The Bells started questioning their assumptions about the Bible itself, "discovering the Bible as a human product," as Rob puts it, rather than the product of divine fiat. "The Bible is still the center for us," Rob says, "but it's a different kind of center. We want to embrace mystery, rather than conquer it."
"I grew up thinking that we've figured out the Bible," Kristen says, "that we knew what it means. Now I have no idea what it means. And yet I feel like life if big again - like life used to be black and white, and now it's in color."

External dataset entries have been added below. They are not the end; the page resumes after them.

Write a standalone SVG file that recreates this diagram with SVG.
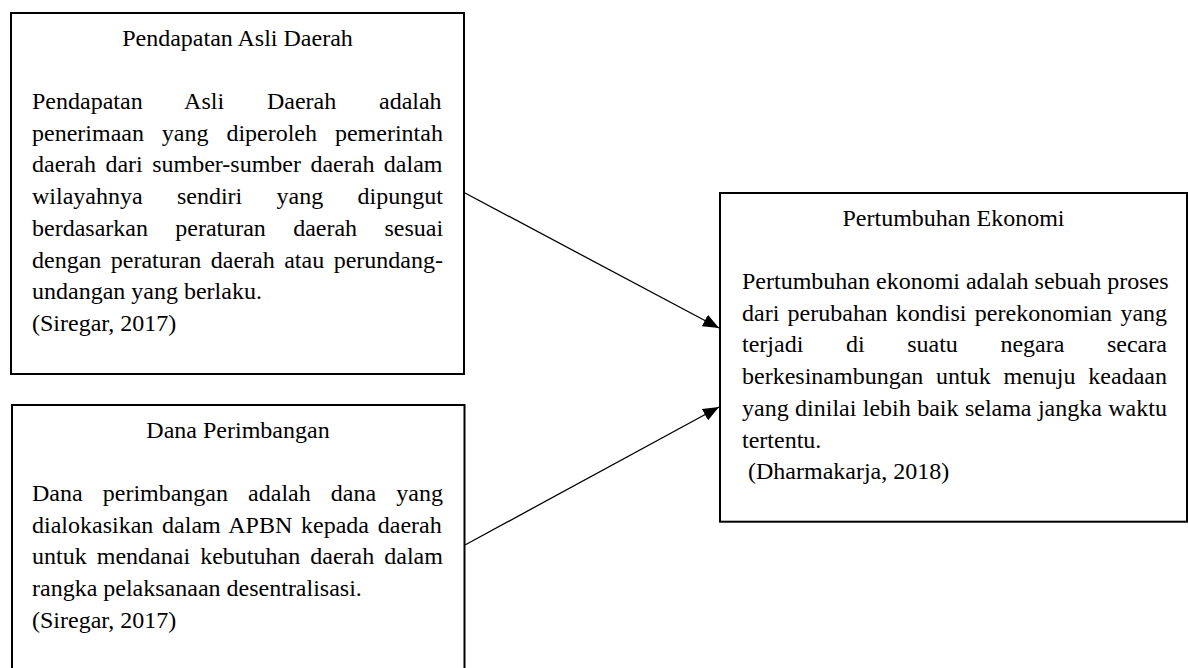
<svg xmlns="http://www.w3.org/2000/svg" width="1188" height="668" viewBox="0 0 1188 668">
<style>
.box{fill:#fff;stroke:#000;stroke-width:2}
text{font-family:"Liberation Serif","Times New Roman",serif;font-size:24px;fill:#000}
.t{text-anchor:middle}
.c{fill:none;stroke:#000;stroke-width:1.3}
</style>
<defs>
<marker id="ah" markerUnits="userSpaceOnUse" viewBox="0 0 16 13" refX="16" refY="6.5" markerWidth="16" markerHeight="13" orient="auto">
<path d="M0,0 L16,6.5 L0,13 z" fill="#000"/>
</marker>
</defs>
<rect width="1188" height="668" fill="#fff"/>
<g id="connectors">
<line class="c" x1="465" y1="193" x2="719" y2="328" marker-end="url(#ah)"/>
<line class="c" x1="465" y1="545" x2="719" y2="407" marker-end="url(#ah)"/>
</g>
<g id="node-pad">
<rect class="box" x="11" y="13" width="453" height="361"/>
<text class="t" x="237.5" y="45.5">Pendapatan Asli Daerah</text>
<text x="32" y="109" word-spacing="36.8">Pendapatan Asli Daerah adalah</text>
<text x="32" y="140.7" word-spacing="11.9">penerimaan yang diperoleh pemerintah</text>
<text x="32" y="172.4" word-spacing="3.45">daerah dari sumber-sumber daerah dalam</text>
<text x="32" y="204.1" word-spacing="28.3">wilayahnya sendiri yang dipungut</text>
<text x="32" y="235.8" word-spacing="21.3">berdasarkan peraturan daerah sesuai</text>
<text x="32" y="267.5" word-spacing="3.45">dengan peraturan daerah atau perundang-</text>
<text x="32" y="299.2">undangan yang berlaku.</text>
<text x="32" y="330.9">(Siregar, 2017)</text>
</g>
<g id="node-dp">
<rect class="box" x="12" y="405" width="452.5" height="290"/>
<text class="t" x="238" y="437.5">Dana Perimbangan</text>
<text x="32" y="501" word-spacing="14.1">Dana perimbangan adalah dana yang</text>
<text x="32" y="532.7" word-spacing="2.8">dialokasikan dalam APBN kepada daerah</text>
<text x="32" y="564.4" word-spacing="4.1">untuk mendanai kebutuhan daerah dalam</text>
<text x="32" y="596.1">rangka pelaksanaan desentralisasi.</text>
<text x="32" y="627.8">(Siregar, 2017)</text>
</g>
<g id="node-pe">
<rect class="box" x="720" y="193" width="467" height="328.7"/>
<text class="t" x="953.5" y="225.5">Pertumbuhan Ekonomi</text>
<text x="742" y="289">Pertumbuhan ekonomi adalah sebuah proses</text>
<text x="742" y="320.7" word-spacing="2.3">dari perubahan kondisi perekonomian yang</text>
<text x="742" y="352.4" word-spacing="36.6">terjadi di suatu negara secara</text>
<text x="742" y="384.1" word-spacing="6.8">berkesinambungan untuk menuju keadaan</text>
<text x="742" y="415.8" word-spacing="0.4">yang dinilai lebih baik selama jangka waktu</text>
<text x="742" y="447.5">tertentu.</text>
<text x="748" y="479.2">(Dharmakarja, 2018)</text>
</g>
</svg>
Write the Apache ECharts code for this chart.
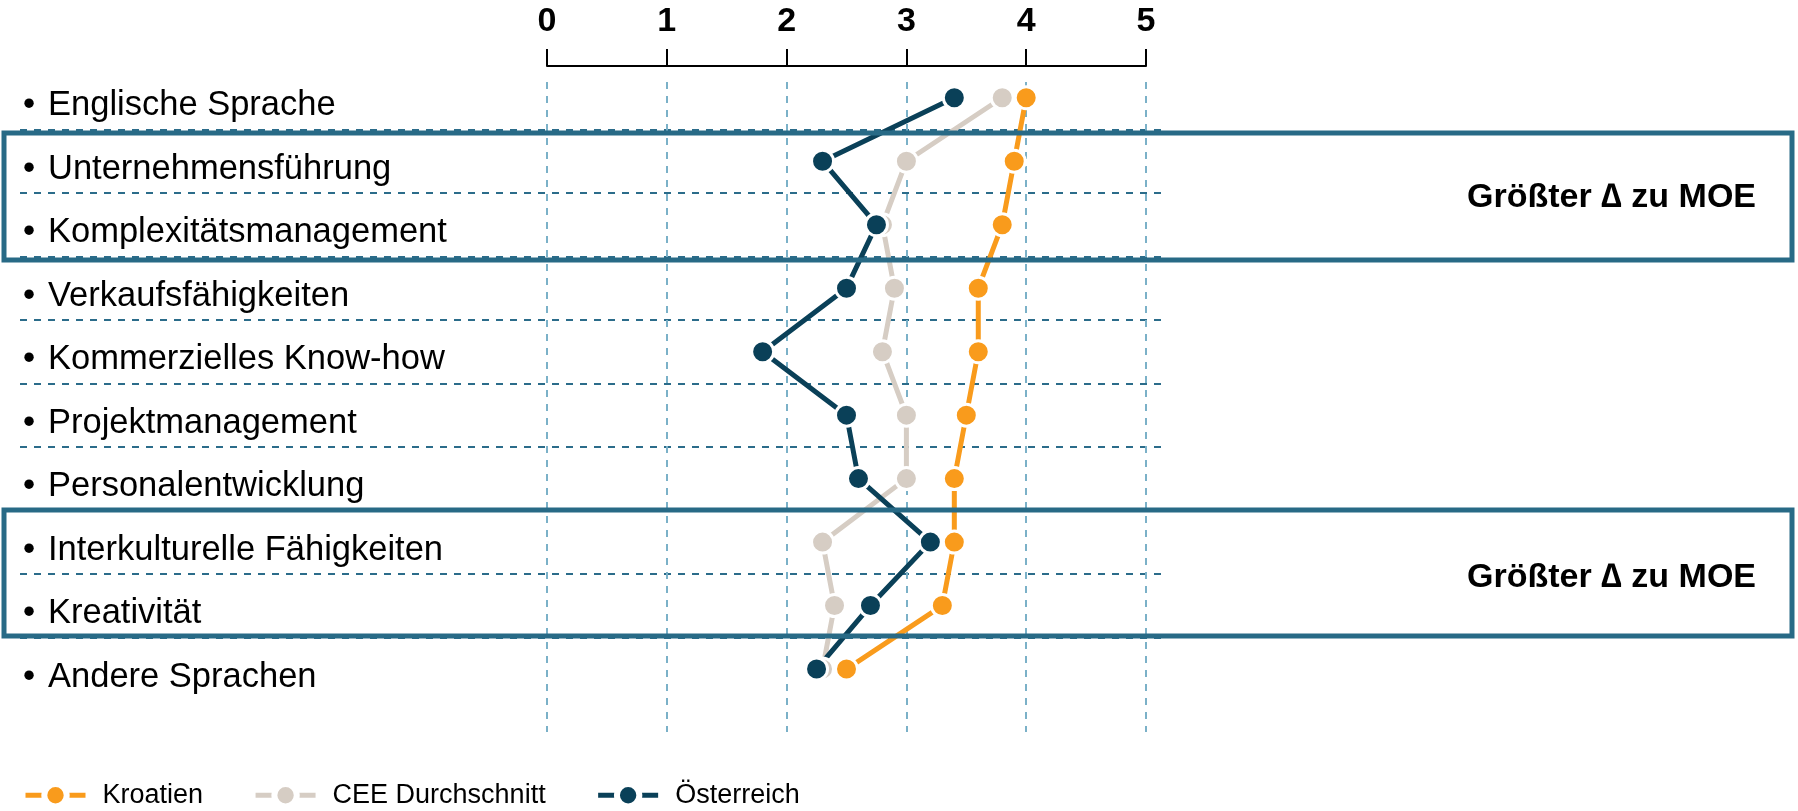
<!DOCTYPE html>
<html>
<head>
<meta charset="utf-8">
<script src="https://cdn.jsdelivr.net/npm/echarts@6/dist/echarts.min.js"></script>
<style>
  html, body { margin: 0; padding: 0; background: #ffffff; }
  #chart { width: 1798px; height: 811px; }
</style>
</head>
<body>
<div id="chart"></div>
<script>
// Skill categories, top to bottom
const categories = [
  'Englische Sprache',
  'Unternehmensführung',
  'Komplexitätsmanagement',
  'Verkaufsfähigkeiten',
  'Kommerzielles Know-how',
  'Projektmanagement',
  'Personalentwicklung',
  'Interkulturelle Fähigkeiten',
  'Kreativität',
  'Andere Sprachen'
];

// Ratings on a 0–5 scale
const kroatien   = [4.0, 3.9, 3.8, 3.6, 3.6, 3.5, 3.4, 3.4, 3.3, 2.5];
const ceeAvg     = [3.8, 3.0, 2.8, 2.9, 2.8, 3.0, 3.0, 2.3, 2.4, 2.3];
const oesterreich = [3.4, 2.3, 2.75, 2.5, 1.8, 2.5, 2.6, 3.2, 2.7, 2.25];

const seriesNames = ['Kroatien', 'CEE Durchschnitt', 'Österreich'];
const seriesColors = ['#f99b1c', '#d6cdc4', '#0a4058'];
const axisTicks = { min: 0, max: 5, interval: 1 };
const calloutText = 'Größter ∆ zu MOE';

const FONT = "'Liberation Sans', Arial, sans-serif";
const BOX_COLOR = '#286a86';

const chart = echarts.init(document.getElementById('chart'), null, { renderer: 'canvas' });

function lineSeries(name, data, color) {
  return {
    name: name,
    type: 'line',
    xAxisIndex: 0,
    yAxisIndex: 0,
    data: data,
    symbol: 'circle',
    symbolSize: 22,
    lineStyle: { width: 5, color: color },
    itemStyle: { color: color, borderColor: '#ffffff', borderWidth: 3 },
    emphasis: { disabled: true },
    silent: true,
    z: 3
  };
}

const option = {
  animation: false,
  backgroundColor: '#ffffff',
  textStyle: { fontFamily: FONT },
  grid: [
    // plotting area
    { left: 547, top: 66, width: 599, height: 634.8 },
    // vertical dashed guides
    { left: 547, top: 82, width: 599, height: 650 },
    // horizontal row separators
    { left: 20, top: 66, width: 1142, height: 634.8 }
  ],
  xAxis: [
    {
      gridIndex: 0,
      type: 'value',
      position: 'top',
      min: axisTicks.min,
      max: axisTicks.max,
      interval: axisTicks.interval,
      axisLine: { show: true, lineStyle: { color: '#000000', width: 2 } },
      axisTick: { show: true, length: 17, lineStyle: { color: '#000000', width: 2 } },
      axisLabel: {
        show: true, fontSize: 34, fontWeight: 'bold', color: '#000000',
        margin: 27, fontFamily: FONT, showMinLabel: true, showMaxLabel: true
      },
      splitLine: { show: false }
    },
    {
      gridIndex: 1,
      type: 'value',
      min: axisTicks.min,
      max: axisTicks.max,
      interval: axisTicks.interval,
      axisLine: { show: false },
      axisTick: { show: false },
      axisLabel: { show: false },
      splitLine: { show: true, lineStyle: { color: '#7bb1c8', width: 2, type: [7, 7] } }
    },
    { gridIndex: 2, type: 'value', show: false, min: 0, max: 1 }
  ],
  yAxis: [
    {
      gridIndex: 0,
      type: 'category',
      data: categories,
      inverse: true,
      axisLine: { show: false },
      axisTick: { show: false },
      splitLine: { show: false },
      axisLabel: {
        show: true,
        align: 'left',
        margin: 524,
        padding: [16, 0, 0, 0],
        formatter: function (v) { return '{b|•}{t|' + v + '}'; },
        rich: {
          b: { width: 25, fontSize: 34.5, color: '#000000', fontFamily: FONT },
          t: { fontSize: 34.5, color: '#000000', fontFamily: FONT }
        }
      }
    },
    { gridIndex: 1, type: 'value', show: false, min: 0, max: 1 },
    {
      gridIndex: 2,
      type: 'category',
      data: categories,
      inverse: true,
      axisLine: { show: false },
      axisTick: { show: false },
      axisLabel: { show: false },
      splitLine: {
        show: true,
        showMinLine: false,
        showMaxLine: false,
        lineStyle: { color: '#2b6c8a', width: 2, type: [7, 7] }
      }
    }
  ],
  legend: {
    left: 18,
    top: 776,
    itemWidth: 60,
    itemHeight: 28,
    itemGap: 50,
    selectedMode: false,
    data: seriesNames,
    lineStyle: { width: 5 },
    itemStyle: { borderColor: '#ffffff', borderWidth: 6 },
    textStyle: { fontSize: 27, color: '#000000', fontFamily: FONT, padding: [0, 0, 0, 12] }
  },
  series: [
    lineSeries(seriesNames[0], kroatien, seriesColors[0]),
    lineSeries(seriesNames[1], ceeAvg, seriesColors[1]),
    lineSeries(seriesNames[2], oesterreich, seriesColors[2])
  ],
  graphic: [
    {
      type: 'rect', z: 100, silent: true,
      shape: { x: 4, y: 133, width: 1788, height: 127 },
      style: { fill: 'none', stroke: BOX_COLOR, lineWidth: 5 }
    },
    {
      type: 'rect', z: 100, silent: true,
      shape: { x: 4, y: 510, width: 1788, height: 126 },
      style: { fill: 'none', stroke: BOX_COLOR, lineWidth: 5 }
    },
    {
      type: 'text', z: 101, silent: true,
      x: 1756, y: 198,
      style: {
        text: calloutText, fill: '#000000', font: 'bold 34px ' + FONT,
        align: 'right', verticalAlign: 'middle'
      }
    },
    {
      type: 'text', z: 101, silent: true,
      x: 1756, y: 578,
      style: {
        text: calloutText, fill: '#000000', font: 'bold 34px ' + FONT,
        align: 'right', verticalAlign: 'middle'
      }
    }
  ]
};

chart.setOption(option);
</script>
</body>
</html>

Christianity Today, Nov. 2004, p. 38
Tony Campolo was a plenary speaker at the 2006 Spiritual Activism Conference, which was aimed at "taking back religion from the conservative Christians. Tony tried to explain at this conference the necessity of following Scripture. But one participant retorted, "I thought this was a spiritual progressives' conference. I don't want to play the game of 'the Bible says this or that,' or that we get validation from something other than ourselves."
There you have it. Validation from ourselves simply means you make up your own god. We Christians may interpret the Bible differently; we may apply it to life differently; we may have arguments over exegesis. But the Bible has to be the ultimate authority. Otherwise we end up worshiping the goddess of tolerance and believing that tolerance takes precedence over truth.
Dorothy Sayers, the great English writer, said it best: "In the world it is called Tolerance, but in hell it is called Despair, the sin that believes in nothing, cares for nothing, seeks to know nothing, interferes with nothing, enjoys nothing, hates nothing, finds purpose in nothing, lives for nothing, and remains alive because there is nothing for which it will die."